If you were to tell him to leave are you afraid of his reaction?. Would he strike you again?. Is that what you're afraid of.
Yes you are clutching at straws and no you are not ready to leave - yet. But stalling tactics and delaying things further does not help you or your children who still see all this on a regular basis. What are they being taught here by the two of you about relationships?.
"I feel I need to give him a chance to help himself"
Why do you feel like that?. You are not responsible for him. You cannot rescue nor fix him nor should you actually attempt to.
"He is a good dad lots of the time (I really know how stupid this looks with respect to the above - but I can't see things in such black and white terms yet)".

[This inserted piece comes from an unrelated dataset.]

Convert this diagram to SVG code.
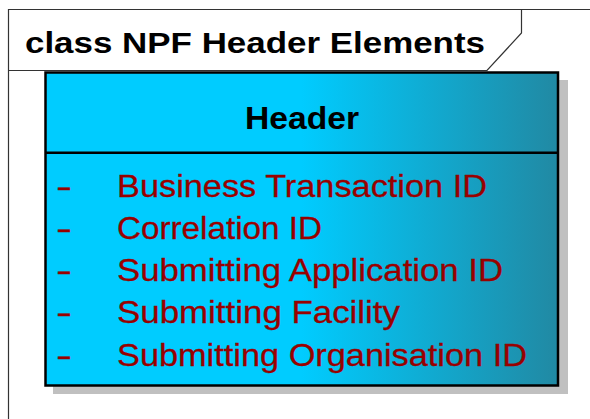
<svg xmlns="http://www.w3.org/2000/svg" width="590" height="419" viewBox="0 0 590 419">
  <defs>
    <linearGradient id="fill" gradientUnits="userSpaceOnUse" x1="45" y1="0" x2="558" y2="0">
      <stop offset="0" stop-color="#00ccff"/>
      <stop offset="0.5" stop-color="#00ccff"/>
      <stop offset="1" stop-color="#2189a3"/>
    </linearGradient>
  </defs>
  <style>
    .frame { fill: none; stroke: #333333; stroke-width: 1.2; }
    .title { font-family: "Liberation Sans", Arial, sans-serif; font-weight: bold; font-size: 30px; fill: #000000; }
    .cname { font-family: "Liberation Sans", Arial, sans-serif; font-weight: bold; font-size: 30.5px; fill: #000000; }
    .attr { font-family: "Liberation Sans", Arial, sans-serif; font-size: 31.5px; fill: #990000; stroke: #990000; stroke-width: 0.3; }
  </style>
  <rect width="590" height="419" fill="#ffffff"/>
  <g id="frame">
    <path class="frame" d="M8.5,419 V9.5 H590"/>
    <path class="frame" d="M8.5,70.5 H487 L521.5,33 V9.5"/>
    <text class="title" x="25" y="52.5" textLength="460" lengthAdjust="spacingAndGlyphs">class NPF Header Elements</text>
  </g>
  <g id="header">
    <rect x="53" y="80" width="515" height="314" fill="#c0c0c0"/>
    <rect x="45.5" y="72.5" width="512.5" height="313" fill="url(#fill)" stroke="#000000" stroke-width="2.5"/>
    <line x1="45.5" y1="152.7" x2="558" y2="152.7" stroke="#000000" stroke-width="2.5"/>
    <text class="cname" x="245" y="129.3" textLength="114" lengthAdjust="spacingAndGlyphs">Header</text>
    <g class="attr">
      <text x="56" y="196.7" textLength="16" lengthAdjust="spacingAndGlyphs">-</text>
      <text x="117" y="196.7" textLength="370" lengthAdjust="spacingAndGlyphs">Business Transaction ID</text>
      <text x="56" y="238.9" textLength="16" lengthAdjust="spacingAndGlyphs">-</text>
      <text x="117" y="238.9" textLength="205" lengthAdjust="spacingAndGlyphs">Correlation ID</text>
      <text x="56" y="281.1" textLength="16" lengthAdjust="spacingAndGlyphs">-</text>
      <text x="117" y="281.1" textLength="386" lengthAdjust="spacingAndGlyphs">Submitting Application ID</text>
      <text x="56" y="323.3" textLength="16" lengthAdjust="spacingAndGlyphs">-</text>
      <text x="117" y="323.3" textLength="283" lengthAdjust="spacingAndGlyphs">Submitting Facility</text>
      <text x="56" y="365.5" textLength="16" lengthAdjust="spacingAndGlyphs">-</text>
      <text x="117" y="365.5" textLength="410" lengthAdjust="spacingAndGlyphs">Submitting Organisation ID</text>
    </g>
  </g>
</svg>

You need to start seeing things in such terms and snap out of your own denial and disbelief. If he is disrespecting the mother of his children, threatens them with violence and hits you (I note he has hit you in the past, there's nothing stopping him from doing that again) then he is patently not a good Dad at all is he?. This is a view often expressed by women in abusive relationships because they themselves cannot think of anything positive whatsoever to say about their man.
You have spent two decades with this man, please do not put your self through any more of this for your sake as well as that of your children. It is perhaps only when you are fully away from him will you realise the full extent of his abusive treatment.